Virtuous, Fresh-Flavoured Spicy Rice with Vegetables

A quickly-assembled and incredibly easy lunch or light supper dish. This is a refreshing combination of delicious, spicy flavours with lightly-softened vegetables served on fluffy rice, to give a satisfying but low calorie and virtually fat-free dish for summer.

My recipe is:

  • Lighter option
  • Plenty of fruit or veg
  • Plenty of fruit or veg

Why should your recipe win?
This is a verstile, summery dish which can be swiftly cooked and put together to provide a satisfying meal. No oil is used and the only tiny fat content is in the vegetable stock. The vegetable content can be varied and increased according to taste - baby corn, chopped courgettes, mushrooms or broccoli all work well. This is a vegetarian dish but for my husband, I add either cooked chicken or prawns and he loves it and is happy in the knowledge that it is low-calorie but also a hearty meal!
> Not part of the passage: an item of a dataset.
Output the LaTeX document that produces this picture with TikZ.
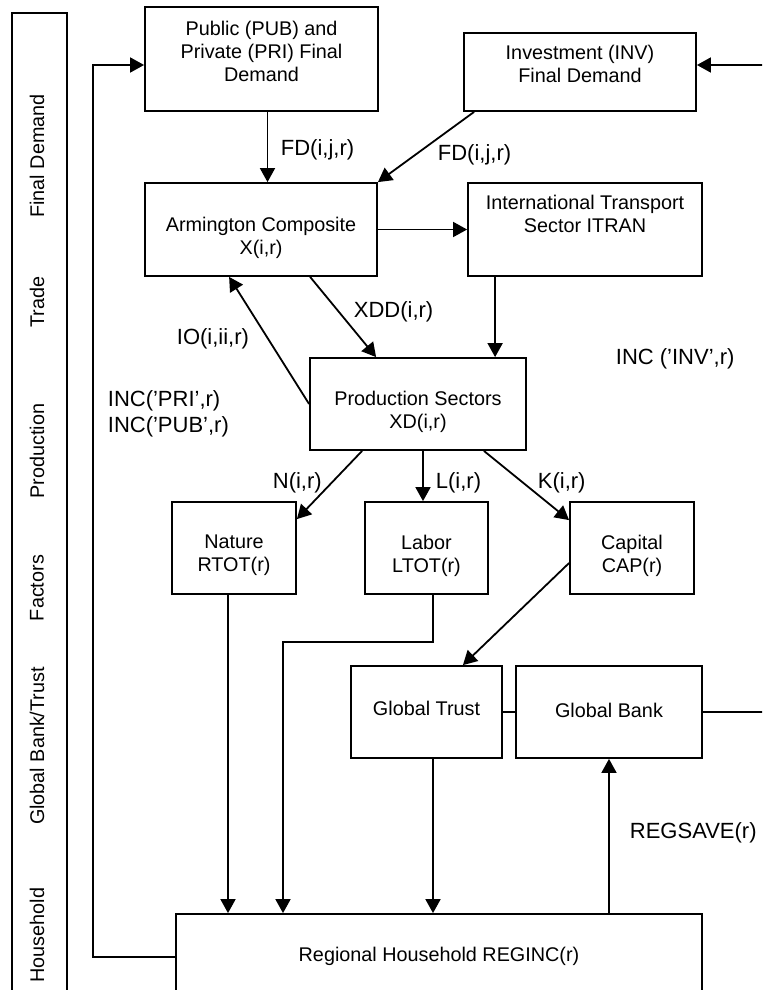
\documentclass[tikz,border=0pt]{standalone}
\usepackage{fontspec}
\setmainfont{Liberation Sans}
\usetikzlibrary{arrows.meta,fit}

\begin{document}
\begin{tikzpicture}[x=0.5pt, y=-0.5pt, >={Triangle[length=7pt,width=7.5pt]}, line width=0.9pt,
    every node/.style={font=\fontsize{9.9}{11.5}\selectfont},
    box/.style={draw, inner sep=0pt, fit={#1}},
    txt/.style={align=center, inner sep=0pt},
    lbl/.style={anchor=west, inner sep=0pt, font=\fontsize{11}{13}\selectfont},
    lane/.style={rotate=90, inner sep=0pt}]
    % 1. frame and lane titles
    \clip (0,0) rectangle (762,990);
    \draw (12,13) rectangle (67,1010);
    \node[lane] (l-fd) at (37,156) {Final Demand};
    \node[lane] (l-tr) at (37,302) {Trade};
    \node[lane] (l-pr) at (37,451) {Production};
    \node[lane] (l-fa) at (37,588) {Factors};
    \node[lane] (l-gb) at (37,746) {Global Bank/Trust};
    \node[lane] (l-hh) at (37,935) {Household};

    % 2. boxes
    \node[box={(145,7) (378,111)}] (pub) {};
    \node[txt] (pub-t) at (261.5,51) {Public (PUB) and\\Private (PRI) Final\\Demand};
    \node[box={(464,33) (696,111)}] (inv) {};
    \node[txt] (inv-t) at (580,64) {Investment (INV)\\Final Demand};
    \node[box={(145,183) (377,276)}] (arm) {};
    \node[txt] (arm-t) at (261,238) {Armington Composite\\X(i,r)};
    \node[box={(468,183) (702,276)}] (itran) {};
    \node[txt] (itran-t) at (585,213.5) {International Transport\\Sector ITRAN};
    \node[box={(310,358) (526,450)}] (prod) {};
    \node[txt] (prod-t) at (418,412) {Production Sectors\\XD(i,r)};
    \node[box={(172,502) (296,594)}] (nat) {};
    \node[txt] (nat-t) at (234,555.5) {Nature\\RTOT(r)};
    \node[box={(365,502) (488,594)}] (lab) {};
    \node[txt] (lab-t) at (426.5,555.5) {Labor\\LTOT(r)};
    \node[box={(570,502) (694,594)}] (cap) {};
    \node[txt] (cap-t) at (632,555.5) {Capital\\CAP(r)};
    \node[box={(351,666) (502,758)}] (trust) {};
    \node[txt] (trust-t) at (426.5,708) {Global Trust};
    \node[box={(516,666) (702,758)}] (bank) {};
    \node[txt] (bank-t) at (609,710) {Global Bank};
    \node[box={(176,914) (702,1000)}] (hh) {};
    \node[txt] (hh-t) at (439,956) {Regional Household REGINC(r)};

    % 3. flow labels
    \node[lbl] (fd1) at (280,150) {FD(i,j,r)};
    \node[lbl] (fd2) at (437,155) {FD(i,j,r)};
    \node[lbl] (xdd) at (353,312) {XDD(i,r)};
    \node[lbl] (io) at (176,339) {IO(i,ii,r)};
    \node[lbl, align=left] (inc) at (107,414) {INC(’PRI’,r)\\INC(’PUB’,r)};
    \node[lbl] (incinv) at (615,359) {INC (’INV’,r)};
    \node[lbl] (nl) at (272,483) {N(i,r)};
    \node[lbl] (ll) at (435,483) {L(i,r)};
    \node[lbl] (kl) at (537,483) {K(i,r)};
    \node[lbl] (rs) at (629,833) {REGSAVE(r)};

    % 4. connectors
    \coordinate (bend) at (283,642);
    \draw[->] ([xshift=3pt]pub.south) -- ([xshift=3pt]pub.south |- arm.north);
    \draw[->] ([xshift=5.5pt]inv.south west) -- (arm.north east);
    \draw[->] (arm.east) -- (itran.west);
    \draw[->] ([xshift=14pt]itran.south west) -- ([xshift=14pt]itran.south west |- prod.north);
    \draw[->] ([xshift=83pt]arm.south west) -- ([xshift=33.5pt]prod.north west);
    \draw[->] (prod.west) -- ([xshift=42.5pt]arm.south west);
    \draw[->] ([xshift=26.5pt]prod.south west) -- ([yshift=-9pt]nat.north east);
    \draw[->] ([xshift=2.5pt]prod.south) -- ([xshift=2.5pt]prod.south |- lab.north);
    \draw[->] ([xshift=-21.5pt]prod.south east) -- ([yshift=-9.5pt]cap.north west);
    \draw[->] ([yshift=-7.5pt]cap.west) -- ([xshift=-20pt]trust.north east);
    \draw (trust.east) -- (bank.west);
    \draw[->] ([xshift=-3pt]nat.south) -- ([xshift=-3pt]nat.south |- hh.north);
    \draw[->] ([xshift=3.25pt]lab.south) |- (bend) -- (bend |- hh.north);
    \draw[->] ([xshift=3.25pt]trust.south) -- ([xshift=3.25pt]trust.south |- hh.north);
    \draw[->] (bank.south |- hh.north) -- (bank.south);
    \draw[->] (hh.west) -| (93,500) |- ([yshift=-3pt]pub.west);
    \draw[->] (bank.east) -| (766,300) |- ([yshift=3.5pt]inv.east);
\end{tikzpicture}
\end{document}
  • Total time: 7 Minutes prep + 10 Minutes cooking

Serves: 2


  • 200g Waitrose Aromatic Basmati Rice
    2 Teaspoons Marigold vegetable stock powder
    1 Clove garlic, chopped
    4 Spring onions, sliced
    1 Red chilli (with or without seeds according to heat preference)
    5cm Piece fresh ginger, peeled and finely chopped
    8 Cherry tomatoes, halved
    2 Handfuls of fresh peas
    2 Tablespoons dark soy sauce
    1 Handful chopped fresh coriander


  1. Wash rice and drain. Add 400ml water and bring to the boil. Stir once, cover and lower heat. Simmer until water has been absorbed. In a saute pan, bring 200ml water to the boil and stir in the vegetable stock powder. Add the garlic, ginger and chilli and allow to soften for 2-3 minutes, stirring. Add spring onions, tomatoes and peas and simmer for another minute, adding a drop more water if becoming dry. Stir in soy sauce and warm through. Serve over the rice and sprinkle with coriander.